Quali sono le cause di questo declino è cosa fin troppo nota. La giaculatoria sul “piccolo è bello”, sui costi dell’energia, sui lacci e lacciuoli delle tante burocrazie, sull’incapacità imprenditoriale di far crescere almeno a livello europeo le pur tante imprese piccole o anche medie di successo, l’inefficienza della giustizia, l’inefficienza della scuola e della istruzione universitaria con la proliferazione di pseudo-università private che sono state messe in grado di fare concorrenza alle ben più serie università statali, e via dicendo; cose che sanno tutti, almeno da chi frequenta mezzi di informazione come questo nel quale mi state leggendo.

Quello che manca, e non dovrebbe mancare in un sistema di piena e consapevole democrazia, è il nesso logico secondo il quale tutto questo è il risultato di scelte e politiche che i vari governi hanno seguito nel corso degli ultimi decenni con il consenso degli elettori; è il risultato di voti espressi sulla base di personalismi, propaganda mediatica e chimeriche promesse; è il risultato di un regresso culturale (scuola, social) che ha portato all’annientamento dei cosiddetti corpi intermedi con la conseguenza che la maggior parte degli elettori vota per un leader (neanche per un partito) con lo stesso spirito e per motivi non più ragionati di come tifa per una squadra di calcio. 

I salari e il costo dell’energia

Un esempio e chiudiamo. Una causa di questo declino – una tra le tantissime – è l’esorbitante costo dell’energia che penalizza le nostre produzioni e taglieggia i redditi delle famiglie.
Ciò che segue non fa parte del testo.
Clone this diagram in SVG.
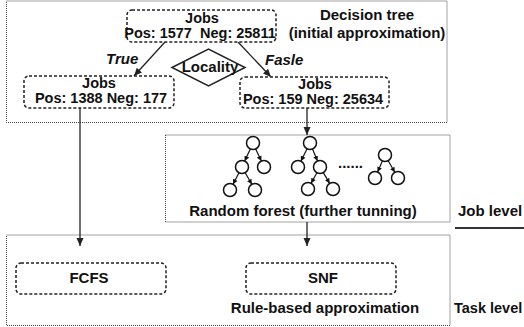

Indirizzando l’occhio alla maggior parte degli altri Paesi europei, è facile vedere che l’”errore” fu quello di votare il “no” all’energia nucleare sulla base di analisi frettolose e partigiane che lasciarono spazio a chimeriche promesse ambientaliste. Ecco: una parte non piccola dell’inadeguatezza dei salari rispetto alle attese, alle speranze, alle ambizioni di chi lavora è data anche dal costo di quella scelta per il “no” al nucleare. Chi nella scheda tracciò la casella del “no” è consapevole del nesso? Se si, saremmo già a buon punto, ma la speranza ha ben scarsi appigli. 

Come per il nucleare, così è per gli altri ostacoli che nel tempo si sono stratificati per frenare il potenziale di crescita del sistema produttivo e con esso il potere di acquisto delle famiglie. La logica del sistema di mercato nel quale il nostro sistema economico è inserito non lascia spazio ad alternative. Mettiamoci pure l’animo in pace: fino a quando non si comincerà ad allentare quel freno il declino proseguirà inesorabile ed i salari saranno sempre più inadeguati rispetto alle attese dei lavoratori, ma adeguati alla realtà della condizione economica, politica e sociale della nostra Italia.